Other records of the name include
- 1086 Ullingwic, Dom.
- 1127 Olingewiche, A.C.
- 1186 Ullyngwyk, Glos. Cart.
- 1192 Ullingewike, Glos. Cart.
- no date Wylyngwyche, Willingswyke, Glos. Cart.
- 1276 Ullingwike, Ep. Reg.
- 1291 Ullingwyke, Tax. Eccles.
- 1341 Ullongewyk, Non. Inq.
With the same source citing the meaning of the name as "Wic of the sons of Willa".
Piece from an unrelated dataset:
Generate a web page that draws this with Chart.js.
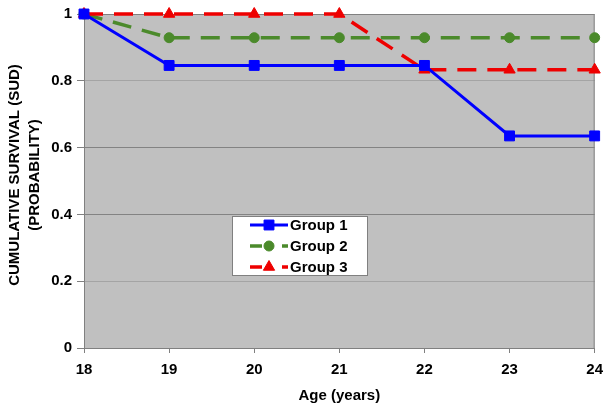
<!DOCTYPE html>
<html>
<head>
<meta charset="utf-8">
<script src="https://cdn.jsdelivr.net/npm/chart.js@4"></script>
<style>
html,body{margin:0;padding:0;background:#fff;}
#wrap{width:611px;height:414px;}
</style>
</head>
<body>
<div id="wrap"><canvas id="c" width="611" height="414"></canvas></div>
<script>
const ages = ['18','19','20','21','22','23','24'];
const group1 = [1, 0.846, 0.846, 0.846, 0.846, 0.635, 0.635];
const group2 = [1, 0.929, 0.929, 0.929, 0.929, 0.929, 0.929];
const group3 = [1, 1, 1, 1, 0.833, 0.833, 0.833];
const seriesNames = ['Group 1', 'Group 2', 'Group 3'];
const yTicks = [0, 0.2, 0.4, 0.6, 0.8, 1];
const xTitle = 'Age (years)';
const yTitle = ['CUMULATIVE SURVIVAL (SUD)', '(PROBABILITY)'];

const FONT = "'Liberation Sans', Arial, sans-serif";

const bgPlugin = {
  id: 'bg',
  beforeDraw(chart) {
    const {ctx, chartArea: a} = chart;
    ctx.save();
    ctx.fillStyle = '#c0c0c0';
    ctx.fillRect(a.left, a.top, a.right - a.left, a.bottom - a.top);
    ctx.restore();
  },
  beforeDatasetsDraw(chart) {
    const {ctx, chartArea: a} = chart;
    ctx.save();
    ctx.strokeStyle = '#808080';
    ctx.lineWidth = 1;
    ctx.strokeRect(a.left + 0.5, a.top + 0.5, a.right - a.left - 1, a.bottom - a.top);
    ctx.restore();
  }
};

const yTitlePlugin = {
  id: 'yTitle',
  afterDraw(chart) {
    const {ctx, chartArea: a} = chart;
    const cy = (a.top + a.bottom) / 2 - 6;
    ctx.save();
    ctx.fillStyle = '#000';
    ctx.font = 'bold 15px ' + FONT;
    ctx.textAlign = 'center';
    ctx.textBaseline = 'middle';
    yTitle.forEach((t, i) => {
      ctx.save();
      ctx.translate(14.5 + i * 20.5, cy);
      ctx.rotate(-Math.PI / 2);
      ctx.fillText(t, 0, 0);
      ctx.restore();
    });
    ctx.restore();
  }
};

const legendPlugin = {
  id: 'boxLegend',
  afterDraw(chart) {
    const {ctx, chartArea: a} = chart;
    const bx = a.left + 148, by = a.top + 202, bw = 136, bh = 60;
    ctx.save();
    ctx.fillStyle = '#ffffff';
    ctx.fillRect(bx, by, bw, bh);
    ctx.strokeStyle = '#808080';
    ctx.lineWidth = 1;
    ctx.strokeRect(bx + 0.5, by + 0.5, bw - 1, bh - 1);
    chart.data.datasets.forEach((ds, i) => {
      const cy = by + 9 + i * 21;
      const x0 = bx + 18, x1 = bx + 56, mx = (x0 + x1) / 2;
      ctx.save();
      ctx.strokeStyle = ds.borderColor;
      ctx.lineWidth = ds.borderWidth;
      ctx.setLineDash(ds.borderDash.length ? [12, 20] : []);
      ctx.beginPath();
      ctx.moveTo(x0, cy);
      ctx.lineTo(x1, cy);
      ctx.stroke();
      ctx.restore();
      ctx.save();
      ctx.fillStyle = ds.pointBackgroundColor;
      ctx.strokeStyle = ds.pointBorderColor;
      ctx.lineWidth = 1;
      Chart.helpers.drawPoint(ctx, {pointStyle: ds.pointStyle, radius: ds.pointRadius, borderWidth: 1, rotation: 0}, mx, cy);
      ctx.restore();
      ctx.fillStyle = '#000';
      ctx.font = 'bold 15px ' + FONT;
      ctx.textBaseline = 'middle';
      ctx.textAlign = 'left';
      ctx.fillText(ds.label, x1 + 2, cy + 1);
    });
    ctx.restore();
  }
};

const datasets = [
  {label: seriesNames[0], data: group1, borderColor: '#0000ff', backgroundColor: '#0000ff',
   pointBackgroundColor: '#0000ff', pointBorderColor: '#0000ff', borderWidth: 3,
   pointStyle: 'rect', pointRadius: 7, borderDash: [], order: 1},
  {label: seriesNames[1], data: group2, borderColor: '#4b8a2b', backgroundColor: '#4b8a2b',
   pointBackgroundColor: '#4b8a2b', pointBorderColor: '#4b8a2b', borderWidth: 3.5,
   pointStyle: 'circle', pointRadius: 5, borderDash: [19, 11], order: 3},
  {label: seriesNames[2], data: group3, borderColor: '#ee0000', backgroundColor: '#ee0000',
   pointBackgroundColor: '#ee0000', pointBorderColor: '#ee0000', borderWidth: 3.5,
   pointStyle: 'triangle', pointRadius: 6.5, borderDash: [19, 11], order: 2}
];

new Chart(document.getElementById('c'), {
  type: 'line',
  data: {labels: ages, datasets: datasets},
  options: {
    responsive: false,
    animation: false,
    devicePixelRatio: 1,
    layout: {padding: {top: 14, right: 15, left: 0, bottom: 0}},
    datasets: {line: {clip: false, tension: 0, pointBorderWidth: 1}},
    plugins: {legend: {display: false}, tooltip: {enabled: false}},
    scales: {
      x: {
        type: 'category',
        offset: false,
        grid: {display: true, drawOnChartArea: false, color: '#808080', tickLength: 5},
        border: {display: true, color: '#808080'},
        ticks: {color: '#000', padding: 8, maxRotation: 0, font: {family: FONT, size: 15, weight: 'bold'}},
        title: {display: true, text: xTitle, color: '#000', padding: {top: 0, bottom: 9},
                font: {family: FONT, size: 15, weight: 'bold'}},
        afterFit(s) { s.height = 66; }
      },
      y: {
        min: 0, max: 1,
        afterBuildTicks(s) { s.ticks = yTicks.map(v => ({value: v})); },
        grid: {
          color: c => (c.tick && (c.tick.value === 0.4 || c.tick.value === 0.6)) ? '#838383' : '#a4a4a4',
          tickColor: '#808080',
          tickLength: 7
        },
        border: {display: true, color: '#808080'},
        ticks: {color: '#000', padding: 5, font: {family: FONT, size: 15, weight: 'bold'},
                callback: v => String(v)},
        title: {display: false},
        afterFit(s) { s.width = 84; }
      }
    }
  },
  plugins: [bgPlugin, legendPlugin, yTitlePlugin]
});
</script>
</body>
</html>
The village church, St Luke's, has a Norman nave, 13th century chancel, and Victorian porch and bell tower. It is built in a Gothic style, but was extensively restored in 1863 at a cost of £800 and reroofed in 1912. A lych gate was erected in 1921 at the west entrance to the churchyard, as a War Memorial. The font stem dates from the 13th Century, and font bowl from the 15th Century. Of note is a 16th Century memorial painting on the south wall, to John Hill (d.1590), owner of the nearby Lower Court. The inscription reads, ""Here lyeth the body of John Hill gentleman heire to John Hill gent of the Nether courts who marryed the eldest daughter one of the co-heires of Hugh Brooke esquyer of Lounge Ashton (Long Ashton) in ye county of Somerset: lyneally descendinge from the house of ye Lord Cobham & had by her three sonns & two daughters: these armes came by hir and hee departed this lyffe the thirde daye of February in the XXXXlll yere of the raigne of oure soveraigne lady Quene Elizabeth Anno Domi 1590 upon whom the Lorde hathe mercy". The monument painted on stone shows John lying on top of a tomb chest between kneeling figures labelled (from left to right): "Francis thir yovnger", "John thir eldest sonne", "Elisabethe his wife" and "Jane thir daughter". On the floor are two shrouded infants labelled John and Jane. Elizabeth was one of four co-heiress daughters of Hugh Brooke (d.1588), grand daughter of Thomas Brooke (d.1537) and Joan (d.1538) daughter of Sir John Speke of Whitelackington

In 1862, the village was the scene of the rape and murder of 16-year old Mary Corbett, on an errand to buy candles on a stormy October evening. The murderer, William Hope, a labourer and known criminal from the village was convicted and hanged in Hereford, on 15 April 1863, the first hanging there for thirty years. Other notable crimes in Ullingswick from the Victorian era included an offence under the Turnpike Act in 1854, a bolting horse in 1867, an attempted suicide in 1899 and the death of a drunkard in 1901.

==Today==
The village economy is almost exclusively agricultural. The village school and village post office no longer exist. The public house in the village was the Three Crowns Inn. now closed.

The local primary school is at Burley Gate and the local secondary school is the Queen Elizabeth High School in Bromyard.

==In media==
Ullingswick is the setting of two books by Ross Heaven, The Sin Eater's Last Confessions and Walking With The Sin Eater: A Celtic Pilgrimage On The Dragon Path.